--- Start ---
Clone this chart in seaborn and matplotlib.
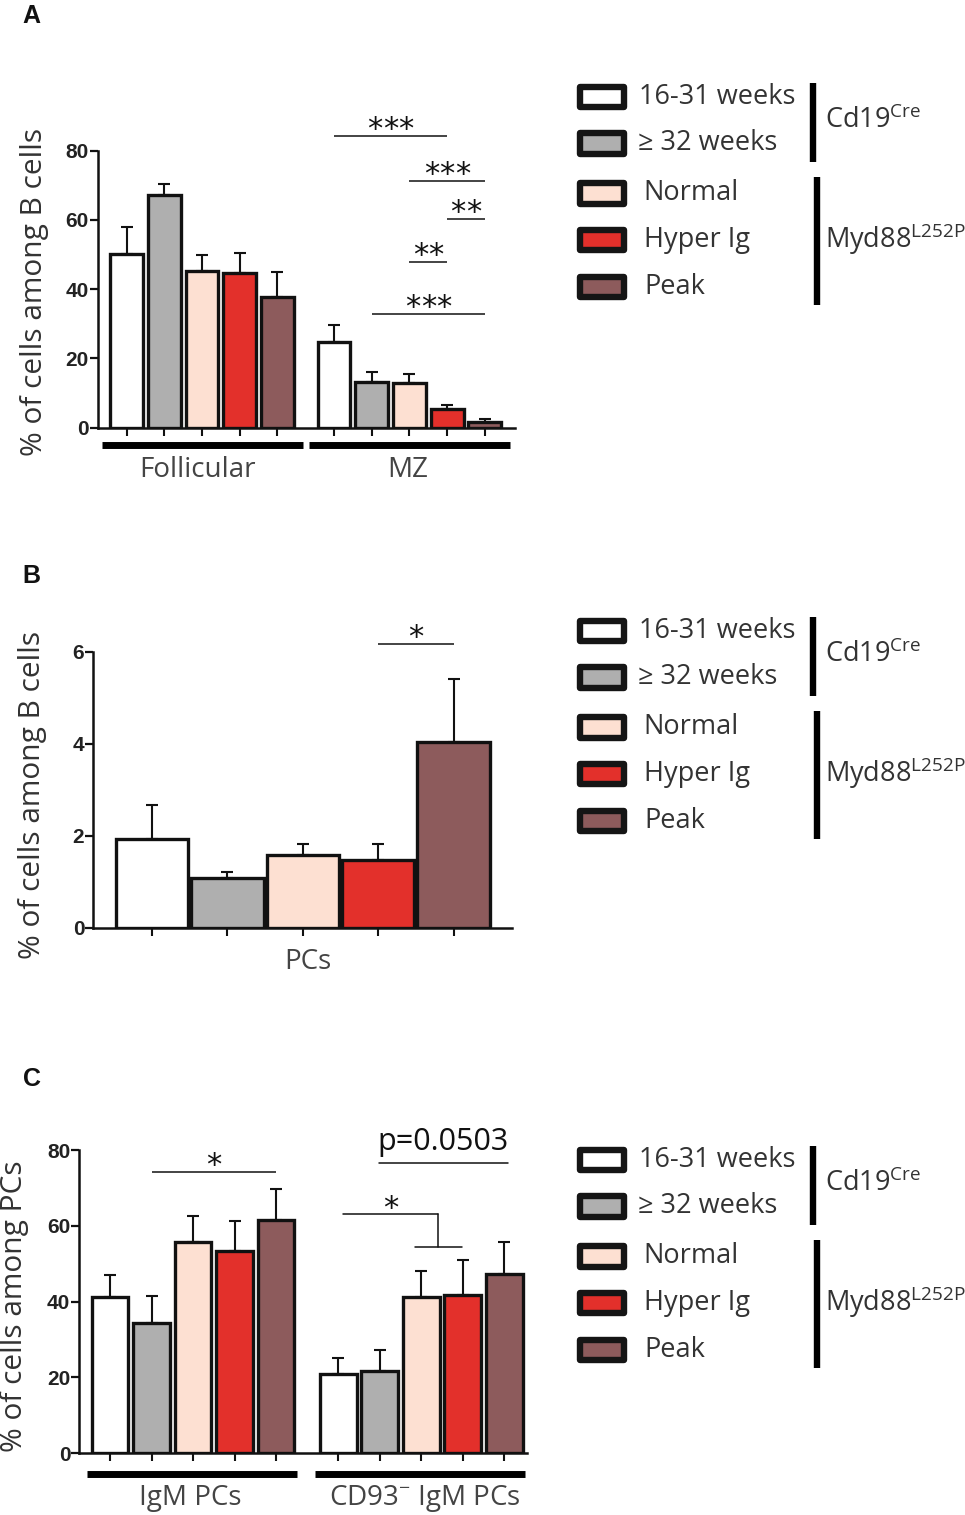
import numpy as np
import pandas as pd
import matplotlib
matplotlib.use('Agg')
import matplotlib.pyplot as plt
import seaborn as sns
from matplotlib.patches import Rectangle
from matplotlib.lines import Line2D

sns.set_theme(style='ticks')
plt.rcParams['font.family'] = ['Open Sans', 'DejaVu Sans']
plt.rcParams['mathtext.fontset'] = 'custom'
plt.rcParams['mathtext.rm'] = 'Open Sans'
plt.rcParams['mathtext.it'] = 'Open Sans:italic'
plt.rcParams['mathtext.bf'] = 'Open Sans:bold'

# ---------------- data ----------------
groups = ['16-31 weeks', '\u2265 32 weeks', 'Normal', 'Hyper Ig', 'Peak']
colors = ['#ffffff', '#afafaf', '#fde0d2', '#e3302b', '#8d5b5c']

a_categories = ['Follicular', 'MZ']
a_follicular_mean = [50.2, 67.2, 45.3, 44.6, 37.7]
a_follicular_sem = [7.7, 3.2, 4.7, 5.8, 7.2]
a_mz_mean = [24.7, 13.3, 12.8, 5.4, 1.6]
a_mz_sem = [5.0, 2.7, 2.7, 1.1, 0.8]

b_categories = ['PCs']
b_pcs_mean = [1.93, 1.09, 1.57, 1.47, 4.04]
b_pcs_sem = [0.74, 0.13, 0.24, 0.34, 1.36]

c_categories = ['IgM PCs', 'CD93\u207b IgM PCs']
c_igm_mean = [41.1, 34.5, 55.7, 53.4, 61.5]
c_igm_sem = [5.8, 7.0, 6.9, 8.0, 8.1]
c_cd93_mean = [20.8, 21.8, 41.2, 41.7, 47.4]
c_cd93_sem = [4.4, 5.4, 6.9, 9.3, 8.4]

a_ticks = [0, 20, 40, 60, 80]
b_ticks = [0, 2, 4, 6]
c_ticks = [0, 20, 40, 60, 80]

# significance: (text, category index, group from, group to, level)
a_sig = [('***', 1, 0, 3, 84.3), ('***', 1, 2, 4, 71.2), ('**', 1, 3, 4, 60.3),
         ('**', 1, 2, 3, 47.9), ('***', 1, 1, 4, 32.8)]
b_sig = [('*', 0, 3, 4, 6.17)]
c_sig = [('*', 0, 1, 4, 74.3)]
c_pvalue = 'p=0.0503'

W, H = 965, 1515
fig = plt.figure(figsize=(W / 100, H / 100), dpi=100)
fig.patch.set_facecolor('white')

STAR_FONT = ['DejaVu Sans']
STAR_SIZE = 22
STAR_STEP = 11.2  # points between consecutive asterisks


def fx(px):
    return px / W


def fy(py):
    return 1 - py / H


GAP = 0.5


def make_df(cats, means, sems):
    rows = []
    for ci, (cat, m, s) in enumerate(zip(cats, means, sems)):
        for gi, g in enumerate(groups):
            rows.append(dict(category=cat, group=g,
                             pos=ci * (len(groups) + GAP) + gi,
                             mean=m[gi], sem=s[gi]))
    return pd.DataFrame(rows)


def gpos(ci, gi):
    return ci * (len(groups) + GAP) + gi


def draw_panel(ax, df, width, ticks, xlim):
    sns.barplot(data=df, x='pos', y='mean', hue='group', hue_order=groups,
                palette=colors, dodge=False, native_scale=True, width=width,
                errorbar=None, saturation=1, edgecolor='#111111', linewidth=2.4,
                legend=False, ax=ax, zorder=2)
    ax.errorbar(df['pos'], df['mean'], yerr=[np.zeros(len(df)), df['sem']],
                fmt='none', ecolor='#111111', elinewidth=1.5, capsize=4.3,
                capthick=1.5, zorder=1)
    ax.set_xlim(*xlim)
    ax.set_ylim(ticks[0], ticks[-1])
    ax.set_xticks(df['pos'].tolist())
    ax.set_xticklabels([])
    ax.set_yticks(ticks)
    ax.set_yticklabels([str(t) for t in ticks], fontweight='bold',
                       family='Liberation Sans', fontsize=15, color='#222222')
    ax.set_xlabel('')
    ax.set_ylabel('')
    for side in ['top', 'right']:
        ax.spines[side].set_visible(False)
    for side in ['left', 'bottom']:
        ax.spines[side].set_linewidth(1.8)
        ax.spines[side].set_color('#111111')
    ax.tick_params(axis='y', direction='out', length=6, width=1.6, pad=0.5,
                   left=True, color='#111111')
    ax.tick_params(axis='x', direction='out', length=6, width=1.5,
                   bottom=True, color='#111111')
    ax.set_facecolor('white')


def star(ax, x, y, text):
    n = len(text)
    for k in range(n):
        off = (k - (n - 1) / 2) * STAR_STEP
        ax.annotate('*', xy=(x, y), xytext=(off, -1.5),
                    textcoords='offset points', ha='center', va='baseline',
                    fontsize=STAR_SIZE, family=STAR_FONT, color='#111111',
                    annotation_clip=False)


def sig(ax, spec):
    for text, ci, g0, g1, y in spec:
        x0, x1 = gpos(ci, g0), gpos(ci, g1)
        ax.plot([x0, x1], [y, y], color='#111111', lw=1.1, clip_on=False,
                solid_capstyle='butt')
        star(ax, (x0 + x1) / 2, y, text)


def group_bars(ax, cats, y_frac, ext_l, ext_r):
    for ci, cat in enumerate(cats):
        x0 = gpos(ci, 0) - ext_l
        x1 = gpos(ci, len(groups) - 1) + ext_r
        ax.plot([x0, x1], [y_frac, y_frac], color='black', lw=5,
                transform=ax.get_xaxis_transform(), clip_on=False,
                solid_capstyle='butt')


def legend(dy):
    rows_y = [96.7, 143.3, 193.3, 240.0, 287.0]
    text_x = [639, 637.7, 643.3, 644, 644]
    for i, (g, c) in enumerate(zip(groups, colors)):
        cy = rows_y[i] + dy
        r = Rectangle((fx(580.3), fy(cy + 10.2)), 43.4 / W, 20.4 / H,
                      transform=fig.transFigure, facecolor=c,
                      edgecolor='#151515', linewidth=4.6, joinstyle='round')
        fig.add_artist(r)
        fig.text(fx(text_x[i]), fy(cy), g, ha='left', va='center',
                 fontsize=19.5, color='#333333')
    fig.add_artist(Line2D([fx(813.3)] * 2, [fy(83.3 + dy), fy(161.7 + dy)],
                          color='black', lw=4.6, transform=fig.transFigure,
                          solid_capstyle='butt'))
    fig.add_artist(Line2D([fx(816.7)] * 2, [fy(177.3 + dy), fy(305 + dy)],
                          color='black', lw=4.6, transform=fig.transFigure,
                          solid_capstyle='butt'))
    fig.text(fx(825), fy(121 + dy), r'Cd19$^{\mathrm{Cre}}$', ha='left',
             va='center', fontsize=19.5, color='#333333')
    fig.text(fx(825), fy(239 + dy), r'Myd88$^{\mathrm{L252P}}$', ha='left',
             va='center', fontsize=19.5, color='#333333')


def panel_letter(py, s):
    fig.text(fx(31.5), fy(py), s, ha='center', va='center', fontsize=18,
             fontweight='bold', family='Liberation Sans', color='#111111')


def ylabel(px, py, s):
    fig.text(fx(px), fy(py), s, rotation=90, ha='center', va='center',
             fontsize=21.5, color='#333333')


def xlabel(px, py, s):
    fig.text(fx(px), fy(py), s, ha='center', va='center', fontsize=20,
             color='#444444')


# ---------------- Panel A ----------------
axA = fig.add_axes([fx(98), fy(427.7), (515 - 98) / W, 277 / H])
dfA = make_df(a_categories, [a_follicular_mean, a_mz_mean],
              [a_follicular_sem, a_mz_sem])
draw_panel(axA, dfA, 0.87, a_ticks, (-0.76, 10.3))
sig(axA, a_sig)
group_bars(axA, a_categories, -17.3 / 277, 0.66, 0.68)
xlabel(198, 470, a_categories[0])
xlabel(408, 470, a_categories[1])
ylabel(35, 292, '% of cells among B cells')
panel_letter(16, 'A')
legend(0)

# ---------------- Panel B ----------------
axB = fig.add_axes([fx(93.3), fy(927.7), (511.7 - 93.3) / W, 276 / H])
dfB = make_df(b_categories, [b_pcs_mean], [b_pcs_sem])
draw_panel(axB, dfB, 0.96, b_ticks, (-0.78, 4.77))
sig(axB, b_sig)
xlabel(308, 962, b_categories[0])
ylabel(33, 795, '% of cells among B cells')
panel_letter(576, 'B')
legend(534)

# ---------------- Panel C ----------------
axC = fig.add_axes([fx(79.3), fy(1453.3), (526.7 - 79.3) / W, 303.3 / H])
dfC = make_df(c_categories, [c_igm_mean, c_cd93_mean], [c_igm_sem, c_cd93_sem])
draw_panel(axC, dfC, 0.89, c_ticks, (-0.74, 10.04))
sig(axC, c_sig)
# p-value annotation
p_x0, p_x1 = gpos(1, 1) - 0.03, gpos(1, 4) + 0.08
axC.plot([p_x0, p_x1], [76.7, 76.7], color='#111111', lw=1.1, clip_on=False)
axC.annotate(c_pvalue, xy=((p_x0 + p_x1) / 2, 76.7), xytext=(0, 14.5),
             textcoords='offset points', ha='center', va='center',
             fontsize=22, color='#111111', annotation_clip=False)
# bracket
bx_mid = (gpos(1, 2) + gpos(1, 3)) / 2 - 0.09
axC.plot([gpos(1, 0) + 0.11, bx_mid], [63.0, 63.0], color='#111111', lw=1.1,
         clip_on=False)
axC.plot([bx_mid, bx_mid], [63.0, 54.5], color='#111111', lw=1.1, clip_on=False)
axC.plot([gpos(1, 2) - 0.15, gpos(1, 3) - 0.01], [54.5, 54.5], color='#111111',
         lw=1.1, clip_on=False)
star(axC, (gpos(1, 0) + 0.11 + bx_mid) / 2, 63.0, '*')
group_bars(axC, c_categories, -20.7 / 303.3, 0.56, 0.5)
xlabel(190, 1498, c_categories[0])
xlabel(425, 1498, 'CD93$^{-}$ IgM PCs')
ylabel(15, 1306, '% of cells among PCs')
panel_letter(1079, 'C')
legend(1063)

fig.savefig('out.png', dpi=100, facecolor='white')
--- End ---
TASK DETAILS:
For each line above that contains the word "matplotlib", copy that line.

TASK ANSWER:
Clone this chart in seaborn and matplotlib.
import matplotlib
matplotlib.use('Agg')
import matplotlib.pyplot as plt
from matplotlib.patches import Rectangle
from matplotlib.lines import Line2D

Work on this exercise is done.